A similar dynamic takes place today – not over owning people but about owning resources that hurt us all.

90% of people in the South owned no slaves. Only the rich had slaves. Having 1 slave put someone in the top 10%. Holding 4-10 slaves (0.4% of the population) provided the equivalent economic power of a multi-millionaire today.

The 13 slaveholders with 500 or more slaves had the economic power of a billionaire. And one slaveholder had over 1000 slaves.

The total economic worth of all the slaves approached $4 billion. The overall economic costs of the Civil War approached $7 billion.

In very simple terms, the Civil War was fought because the plutocrats – the top 5% – would not give up the economic power that came from slavery. It would have been better for us all to not have fought the war and to have found a way to give the plutocrats their money.

To have been able to find some way to shift their wealth from slaves to something else. Without a war to accomplish that.

Because they lost that economic power anyway in a manner that actually ended up costing almost twice as much as the economic power of the slaves to begin with.

Everyone lost, including the 750,000 men who lost their lives, because of immoral wealth that would not be given up.

The plutocrats, and the overall South, would have been better off if there had been a way to just convert the economic power derived from slavery to something else.

We all would have been better off if some brilliant way to have the Federal government pay for the slaves.
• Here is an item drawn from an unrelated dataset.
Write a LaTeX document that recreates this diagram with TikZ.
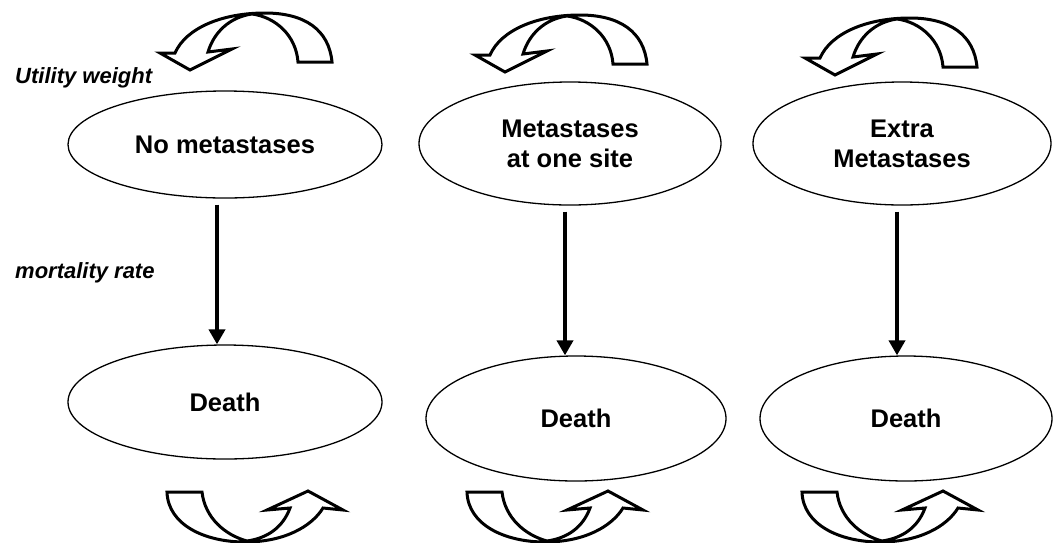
\documentclass[tikz,border=0pt]{standalone}
\usepackage{fontspec}
\setmainfont{Liberation Sans}
\usetikzlibrary{shapes.geometric,arrows.meta}

\tikzset{
  state/.style={ellipse, draw, line width=1.3pt, inner sep=0pt, align=center,
    font=\bfseries\fontsize{25.5}{30}\selectfont},
  flow/.style={line width=4pt, -{Triangle[width=16pt,length=15pt]}, shorten <=6pt},
  axislabel/.style={anchor=base west, inner sep=0pt,
    font=\bfseries\itshape\fontsize{22}{26}\selectfont},
  curl/.style={draw, fill=white, line width=3pt, line join=miter},
  % self-loop arrow above a state
  topcurl/.pic={
    \path[curl] (332,62) .. controls (329,30) and (305,13) .. (265,13)
      .. controls (222,13) and (186,28) .. (175,53) -- (160,53) -- (190,70)
      -- (232,49) -- (208,52) .. controls (214,32) and (230,17) .. (252,14)
      .. controls (275,17) and (296,35) .. (298,62) -- cycle;
  },
  % self-loop arrow below a death state
  bottomcurl/.pic={
    \path[curl] (167,492) .. controls (168,525) and (205,542) .. (245,542)
      .. controls (285,542) and (312,526) .. (323,508) -- (343,510) -- (308,491)
      -- (267,510) -- (290,508) .. controls (283,527) and (268,538) .. (247,541)
      .. controls (225,535) and (205,518) .. (202,492) -- cycle;
  }
}

\begin{document}
\begin{tikzpicture}[x=1pt, y=-1pt]
  \useasboundingbox (0,0) rectangle (1054,542);

  % health states
  \node[state, minimum width=314pt, minimum height=107pt] (e1) at (225,144.5) {No metastases};
  \node[state, minimum width=302pt, minimum height=123pt] (e2) at (570,143.5) {Metastases\\at one site};
  \node[state, minimum width=298pt, minimum height=123pt] (e3) at (902,143.5) {Extra\\Metastases};

  % absorbing states
  \node[state, minimum width=314pt, minimum height=114pt] (d1) at (225,402) {Death};
  \node[state, minimum width=300pt, minimum height=125pt] (d2) at (576,418.5) {Death};
  \node[state, minimum width=292pt, minimum height=125pt] (d3) at (906,418.5) {Death};

  % transitions to death
  \draw[flow] ([xshift=-8pt]e1.south) -- ([xshift=-8pt]d1.north);
  \draw[flow] ([xshift=-5pt]e2.south) -- ([xshift=-11pt]d2.north);
  \draw[flow] ([xshift=-5pt]e3.south) -- ([xshift=-9pt]d3.north);

  % self-loops
  \pic at (0,0) {topcurl};
  \pic at (315,2) {topcurl};
  \pic at (645,5) {topcurl};
  \pic at (0,0) {bottomcurl};
  \pic at (300,0) {bottomcurl};
  \pic at (635,0) {bottomcurl};

  % side labels
  \node[axislabel] (uw) at (15,83) {Utility weight};
  \node[axislabel] (mr) at (15,278) {mortality rate};
\end{tikzpicture}
\end{document}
Some things were tried but nothing anyone has come up with looks like it would have worked.

So the Civil War happened.

We see a similar dynamic today, with the destructive aspects of the economic power derived from fossil fuels. Held by a small minority.

It would be cheaper for all of humanity to simply buy these plutocrats out and help move us all to more sustainable fuels.

But, I am afraid, like the Civil War, no one is smart enough.